A possibilistic approach to data cleaning has been recently proposed in [16]. This approach belongs to the research trend aimed at restoring a form of consistency in the database. Still, the approach identifies tuples that are suspect or even fraudulous. This is done independently from any particular query. This relies on a model closely related to the layered-tuple-based model reviewed above. However, it is used in the reverse way, since it starts with certainty-valued constraints (called business rules) from which one computes the confidence levels associated with the tuples (on a qualitative scale: “normal”/“suspect”/“fraud”), by solving a minimal possibilistic vertex cover (taking into account the number of violations in which the tuples are involved). Here these are the possibility levels of the tuples that are revised in order to restore the (graded) consistency.

4.2 Some Issues Deserving Further Investigations

A first extension we may think of is to introduce certainty degrees in the first of the two approaches reviewed in the preceding section (reference [21]). This means extending the querying method keeping the data as they are and indicating which answers are suspect, to the setting of the certainty-based model described in Sect. 3. In the original model, an answer is suspect as soon as there exists a repair (w.r.t. a functional dependency) of the query result to which it does not belong.
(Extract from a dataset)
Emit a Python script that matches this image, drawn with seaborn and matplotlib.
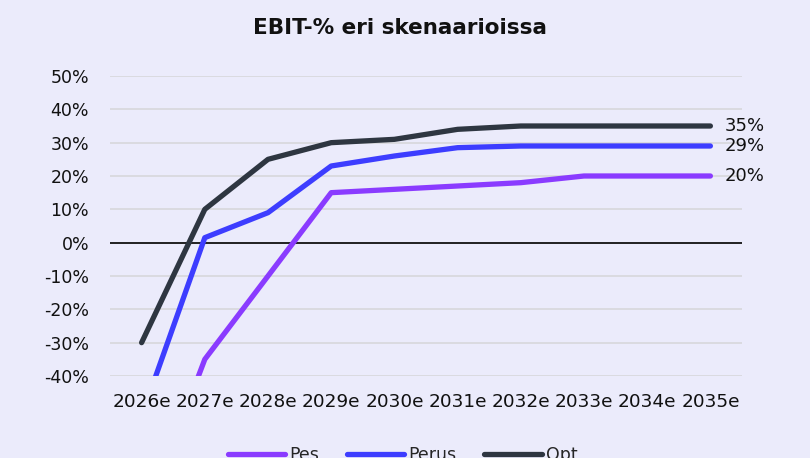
import matplotlib
matplotlib.use("Agg")
import matplotlib.pyplot as plt
import seaborn as sns
import pandas as pd

years = ["2026e", "2027e", "2028e", "2029e", "2030e", "2031e", "2032e", "2033e", "2034e", "2035e"]
pes = [-85, -35, -10, 15, 16, 17, 18, 20, 20, 20]
perus = [-52, 1.5, 9, 23, 26, 28.5, 29, 29, 29, 29]
opt = [-30, 10, 25, 30, 31, 34, 35, 35, 35, 35]
series_names = ["Pes", "Perus", "Opt"]
end_labels = ["20%", "29%", "35%"]
y_ticks = [-40, -30, -20, -10, 0, 10, 20, 30, 40, 50]

colors = {"Pes": "#8A3BFF", "Perus": "#3D3DFF", "Opt": "#2E3641"}
bg = "#EBEBFB"
fs = 12.5

df = pd.DataFrame({
    "Vuosi": years * 3,
    "EBIT": pes + perus + opt,
    "Skenaario": [n for n in series_names for _ in years],
})
df["x"] = df["Vuosi"].map({y: i for i, y in enumerate(years)})

sns.set_theme(style="white")
plt.rcParams["font.family"] = ["DejaVu Sans"]

fig = plt.figure(figsize=(8.1, 4.58), dpi=100, facecolor=bg)
ax = fig.add_axes([110 / 810, 1 - 376 / 458, (742 - 110) / 810, 300 / 458])
ax.set_facecolor(bg)

for y in y_ticks:
    if y != 0:
        ax.axhline(y, color="#D9D9DE", lw=1.3, zorder=0)
ax.axhline(0, color="#111111", lw=1.3, zorder=1)

sns.lineplot(data=df, x="x", y="EBIT", hue="Skenaario", palette=colors,
             hue_order=series_names, ax=ax, lw=3.8, legend=False,
             solid_capstyle="round", solid_joinstyle="round", zorder=3)

ax.set_xlim(-0.5, len(years) - 0.5)
ax.set_ylim(-40, 50)
ax.set_xticks(range(len(years)))
ax.set_xticklabels(years)
ax.set_yticks(y_ticks)
ax.set_yticklabels([f"{t}%" for t in y_ticks])
ax.tick_params(axis="both", length=0, labelsize=fs, colors="#111111")
ax.tick_params(axis="x", pad=12, labelsize=13.3)
ax.tick_params(axis="y", pad=15)
ax.set_xlabel("")
ax.set_ylabel("")
for s in ax.spines.values():
    s.set_visible(False)

last = [pes[-1], perus[-1], opt[-1]]
for val, lab in zip(last, end_labels):
    ax.annotate(lab, xy=(len(years) - 1, val), xytext=(10, 0),
                textcoords="offset points", va="center", ha="left",
                fontsize=13, color="#111111", annotation_clip=False)

fig.text(0.494, 1 - 28 / 458, "EBIT-% eri skenaarioissa", ha="center", va="center",
         fontsize=15.5, fontweight="bold", color="#111111")

handles = [plt.Line2D([0], [0], color=colors[n], lw=3.8, solid_capstyle="round")
           for n in series_names]
fig.legend(handles, series_names, loc="center", bbox_to_anchor=(0.497, 1 - 455 / 458),
           ncol=3, frameon=False, fontsize=fs, handlelength=3.3,
           handletextpad=0.25, columnspacing=1.6)

fig.savefig("out.png", dpi=100, facecolor=bg)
In the extended context, the notion of repair becomes naturally gradedFootnote 2, as well as the concept of suspiciousness (now appreciated both in terms of the certainty degrees attached to the values of the concerned tuples and in terms of the number of functional dependencies violated by the tuples).

Another interesting issue is to unify the above view with the possibilistic approach to data cleaning reviewed in the previous section (reference [16]). We can observe that, although the outputs of the two approaches are quite similar (tuples assigned with a certainty degree expressing different levels of suspiciousness), the inputs are completely different: in one case, constraints with certainty levels, in the other case, attribute values with certainty levels. However, it seems clear that the approach [21] can also be extended by introducing functional dependencies with certainty levels and keeping all of the attribute values completely certain (rather than the opposite as suggested in the paragraph above). Then, this will make the two approaches easier to compare.

5 Conclusion

In this brief survey, we have tried to make clear that there exist different possibilistic models, with different levels of expressiveness, but also dedicated to different database tasks (design, data cleaning, querying). Other worth mentioning issues are the modeling of null values [1] and the extrapolation of missing data [5]. Two kinds of tasks, in our opinion, are particularly worth investigating: (i) a practical comparison of the certainty-based model (which offers a rather good simplicity/expressivity compromise) with probabilistic approaches; (ii) the comparison and the cooperation between different possibilistic data cleaning tools and probabilistic ones. Another line of thought which, we think, might be of interest, is to consider causality issues for evaluating the responsibility in inconsistencies, for which AI probabilistic models have been considered in a database perspective [19], while there also exist possibilistic counterparts to these AI models [10].